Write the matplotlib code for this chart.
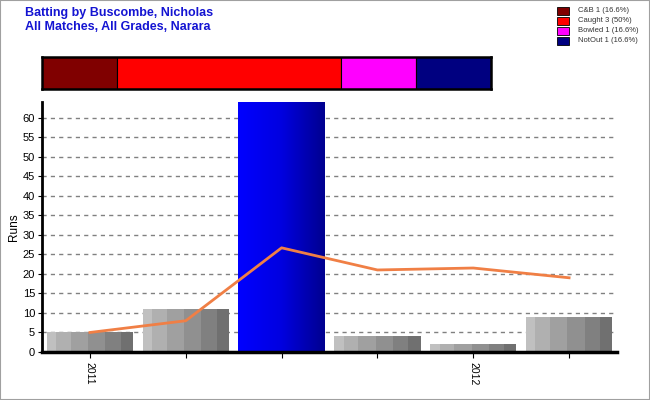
import numpy as np
import matplotlib
matplotlib.use("Agg")
import matplotlib.pyplot as plt
from matplotlib.patches import Rectangle
from matplotlib.colors import LinearSegmentedColormap, ListedColormap

plt.rcParams['font.family'] = ['Liberation Sans', 'DejaVu Sans']

# ---- data ----
innings_labels = ["2011", "", "", "", "2012", ""]
runs = [5, 11, 64, 4, 2, 9]
average = [5, 8, 26.67, 21, 21.5, 19]
dismissal_types = ["C&B", "Caught", "Bowled", "NotOut"]
dismissal_counts = [1, 3, 1, 1]
dismissal_pcts = ["16.6%", "50%", "16.6%", "16.6%"]
dismissal_colors = ["#800000", "#ff0000", "#ff00ff", "#000080"]
title_lines = ["Batting by Buscombe, Nicholas", "All Matches, All Grades, Narara"]

fig = plt.figure(figsize=(6.5, 4.0), dpi=100)
fig.patch.set_facecolor("white")
fig.add_artist(Rectangle((0, 0), 1, 1, transform=fig.transFigure, fill=False,
                         edgecolor="#a0a0a0", linewidth=1.5))

# ---- titles ----
title_font = ['Liberation Sans Narrow', 'Liberation Sans', 'DejaVu Sans']
fig.text(25/650, 1 - 13/400, title_lines[0], color="#1414d2", fontsize=9,
         fontweight="bold", family=title_font, va="center", ha="left")
fig.text(25/650, 1 - 27/400, title_lines[1], color="#1414d2", fontsize=9,
         fontweight="bold", family=title_font, va="center", ha="left")

# ---- legend ----
for i, (t, c, p, col) in enumerate(zip(dismissal_types, dismissal_counts, dismissal_pcts, dismissal_colors)):
    yc = 11 + i * 10
    fig.add_artist(Rectangle((557/650, 1 - (yc + 4)/400), 12/650, 8/400,
                             transform=fig.transFigure, facecolor=col,
                             edgecolor="black", linewidth=0.6))
    fig.text(578/650, 1 - yc/400, f"{t} {c} ({p})", fontsize=5.5,
             va="center", ha="left", color="#333333")

# ---- stacked dismissal bar ----
axs = fig.add_axes([42/650, 1 - 89/400, 449/650, 32/400])
left = 0
for c, col in zip(dismissal_counts, dismissal_colors):
    axs.barh(0, c, left=left, color=col, edgecolor="black", linewidth=0.8, height=1.0)
    left += c
axs.set_xlim(0, sum(dismissal_counts))
axs.set_ylim(-0.5, 0.5)
axs.set_xticks([]); axs.set_yticks([])
for s in axs.spines.values():
    s.set_linewidth(1.8)

# ---- main chart ----
ax = fig.add_axes([42/650, 48/400, 575/650, 250/400])
x = np.arange(len(runs))
ymax = 64
ax.set_yticks(np.arange(0, 61, 5))
ax.yaxis.grid(True, linestyle=(0, (3, 3)), color="#808080", linewidth=1.0)
ax.set_axisbelow(True)

gray_cmap = ListedColormap(["#c0c0c0", "#b0b0b0", "#a0a0a0", "#909090", "#808080", "#707070"])
blue_cmap = LinearSegmentedColormap.from_list("b", ["#0000ff", "#0000e0", "#000090"])
grad_blue = np.linspace(0, 1, 64).reshape(1, -1)
max_i = int(np.argmax(runs))
bars = ax.bar(x, runs, width=0.9, color="none", edgecolor="none", zorder=2)
for i, b in enumerate(bars):
    bx, by = b.get_x(), b.get_y()
    w, h = b.get_width(), b.get_height()
    if i == max_i:
        ax.imshow(grad_blue, cmap=blue_cmap, aspect="auto",
                  extent=(bx, bx + w, by, by + h), zorder=2, interpolation="bilinear")
    else:
        edges = np.array([0, 0.11, 0.28, 0.48, 0.68, 0.86, 1.0])
        cols = gray_cmap.colors
        for k in range(6):
            ax.add_patch(Rectangle((bx + edges[k]*w, by), (edges[k+1]-edges[k])*w, h,
                                   facecolor=cols[k], edgecolor="none", zorder=2))
ax.set_xlim(-0.5, len(runs) - 0.5)
ax.set_ylim(0, ymax)

ax.plot(x, average, color="#f07f45", linewidth=2, zorder=3)

ax.set_xticks(x)
ax.set_xticklabels(innings_labels, rotation=270, fontsize=7.5)
ax.tick_params(axis="y", labelsize=8, length=3, width=0.8, pad=2)
ax.tick_params(axis="x", length=4, width=0.8, pad=3)
ax.set_ylabel("Runs", fontsize=8.5, labelpad=2)

for s in ["top", "right"]:
    ax.spines[s].set_visible(False)
ax.spines["left"].set_linewidth(2)
ax.spines["bottom"].set_linewidth(2.5)

fig.savefig("out.png", dpi=100)
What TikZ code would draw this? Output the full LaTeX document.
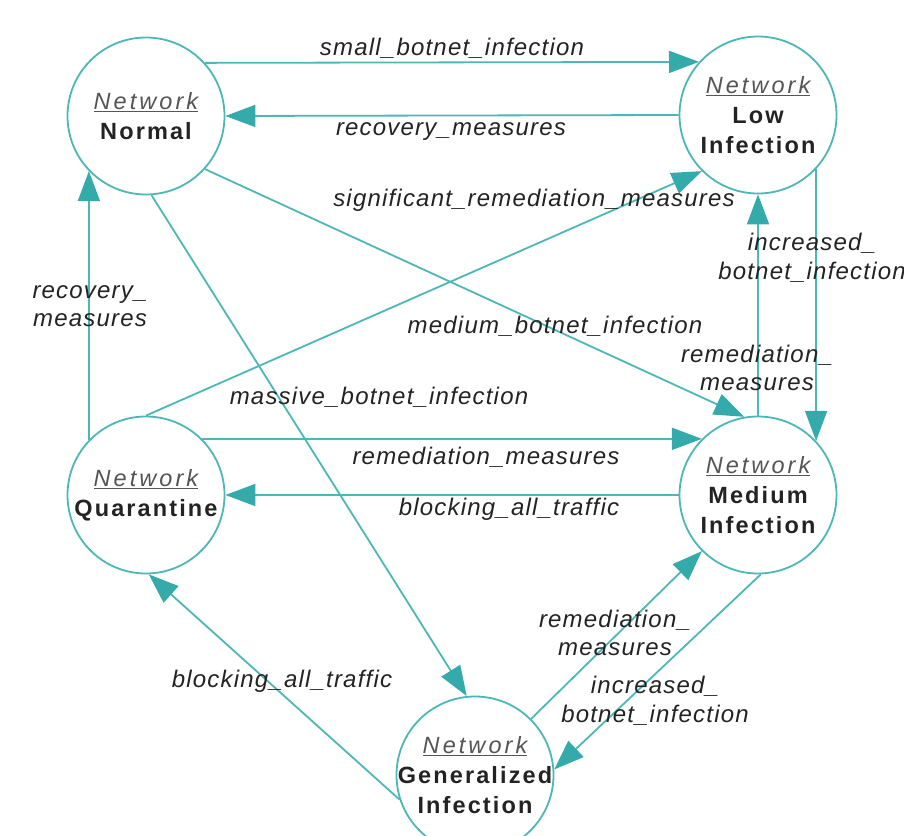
\documentclass[tikz,border=0pt]{standalone}
\usepackage{fontspec}
\setmainfont{Liberation Sans}
\newfontfamily\lblf{Liberation Sans}[LetterSpace=5]
\newfontfamily\nodef{Liberation Sans}[LetterSpace=9]
\newfontfamily\netf{Liberation Sans}[LetterSpace=13]
\usetikzlibrary{arrows.meta}
\definecolor{tealline}{RGB}{77,183,183}
\definecolor{tealtip}{RGB}{52,170,170}
\definecolor{lbltext}{RGB}{35,35,35}
\definecolor{nettext}{RGB}{85,85,85}
\newcommand{\netw}{{\netf\mdseries\itshape\color{nettext}\underline{Network}}}
\tikzset{
  state/.style={circle, draw=tealline, line width=1.8pt, fill=white, minimum size=157pt, inner sep=0pt},
  statetext/.style={align=center, inner sep=0pt, font=\fontsize{23.5}{30}\selectfont\nodef\bfseries, text=lbltext},
  edge/.style={draw=tealline, line width=1.8pt, -{Triangle[length=30pt,width=22pt,color=tealtip]}},
  lbl/.style={font=\fontsize{24}{28.5}\selectfont\lblf\itshape, text=lbltext, align=center, inner sep=0pt}
}
\begin{document}
\begin{tikzpicture}[x=1pt,y=-1pt]
\useasboundingbox (0,0) rectangle (904,835);
\node[state, label={[statetext]center:{\netw\\Normal}}] (normal) at (146,116) {};
\node[state, label={[statetext]center:{\netw\\Low\\Infection}}] (low) at (758,115) {};
\node[state, label={[statetext]center:{\netw\\Quarantine}}] (quar) at (146,495) {};
\node[state, label={[statetext]center:{\netw\\Medium\\Infection}}] (med) at (758,495) {};
\node[state, label={[statetext]center:{\netw\\Generalized\\Infection}}] (gen) at (475,775) {};

\draw[edge] (normal.42) -- (low.138);
\draw[edge] (low.180) -- (normal.0);
\draw[edge] (quar.90) -- (low.225);
\draw[edge] (normal.-42) -- (med.100);
\draw[edge] (normal.-86) -- (gen.96);
\draw[edge] (quar.136) -- (normal.224);
\draw[edge] (med.90) -- (low.270);
\draw[edge] (low.-43) -- (med.43);
\draw[edge] (quar.45) -- (med.135);
\draw[edge] (med.180) -- (quar.0);
\draw[edge] (gen.45) -- (med.225);
\draw[edge] (med.-88) -- (gen.4);
\draw[edge] (gen.198) -- (quar.-88);

\node[lbl] (l1) at (452,48) {small\_botnet\_infection};
\node[lbl] (l2) at (451,132) {recovery\_measures};
\node[lbl] (l3) at (534,200) {significant\_remediation\_measures};
\node[lbl] (l4) at (812,258) {increased\_\\botnet\_infection};
\node[lbl] (l5) at (90,306) {recovery\_\\measures};
\node[lbl] (l6) at (555,326) {medium\_botnet\_infection};
\node[lbl] (l7) at (757,368) {remediation\_\\measures};
\node[lbl] (l8) at (379,397) {massive\_botnet\_infection};
\node[lbl] (l9) at (486,457) {remediation\_measures};
\node[lbl] (l10) at (509,509) {blocking\_all\_traffic};
\node[lbl] (l11) at (615,633) {remediation\_\\measures};
\node[lbl] (l12) at (655,701) {increased\_\\botnet\_infection};
\node[lbl] (l13) at (282,681) {blocking\_all\_traffic};
\end{tikzpicture}
\end{document}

> The exercise: Reproduce the lines above starting at the one with "What TikZ code" and ending at the one with "(gen) at (475,775)", both included, exactly and with no pictures.

> Result:
What TikZ code would draw this? Output the full LaTeX document.
\documentclass[tikz,border=0pt]{standalone}
\usepackage{fontspec}
\setmainfont{Liberation Sans}
\newfontfamily\lblf{Liberation Sans}[LetterSpace=5]
\newfontfamily\nodef{Liberation Sans}[LetterSpace=9]
\newfontfamily\netf{Liberation Sans}[LetterSpace=13]
\usetikzlibrary{arrows.meta}
\definecolor{tealline}{RGB}{77,183,183}
\definecolor{tealtip}{RGB}{52,170,170}
\definecolor{lbltext}{RGB}{35,35,35}
\definecolor{nettext}{RGB}{85,85,85}
\newcommand{\netw}{{\netf\mdseries\itshape\color{nettext}\underline{Network}}}
\tikzset{
  state/.style={circle, draw=tealline, line width=1.8pt, fill=white, minimum size=157pt, inner sep=0pt},
  statetext/.style={align=center, inner sep=0pt, font=\fontsize{23.5}{30}\selectfont\nodef\bfseries, text=lbltext},
  edge/.style={draw=tealline, line width=1.8pt, -{Triangle[length=30pt,width=22pt,color=tealtip]}},
  lbl/.style={font=\fontsize{24}{28.5}\selectfont\lblf\itshape, text=lbltext, align=center, inner sep=0pt}
}
\begin{document}
\begin{tikzpicture}[x=1pt,y=-1pt]
\useasboundingbox (0,0) rectangle (904,835);
\node[state, label={[statetext]center:{\netw\\Normal}}] (normal) at (146,116) {};
\node[state, label={[statetext]center:{\netw\\Low\\Infection}}] (low) at (758,115) {};
\node[state, label={[statetext]center:{\netw\\Quarantine}}] (quar) at (146,495) {};
\node[state, label={[statetext]center:{\netw\\Medium\\Infection}}] (med) at (758,495) {};
\node[state, label={[statetext]center:{\netw\\Generalized\\Infection}}] (gen) at (475,775) {};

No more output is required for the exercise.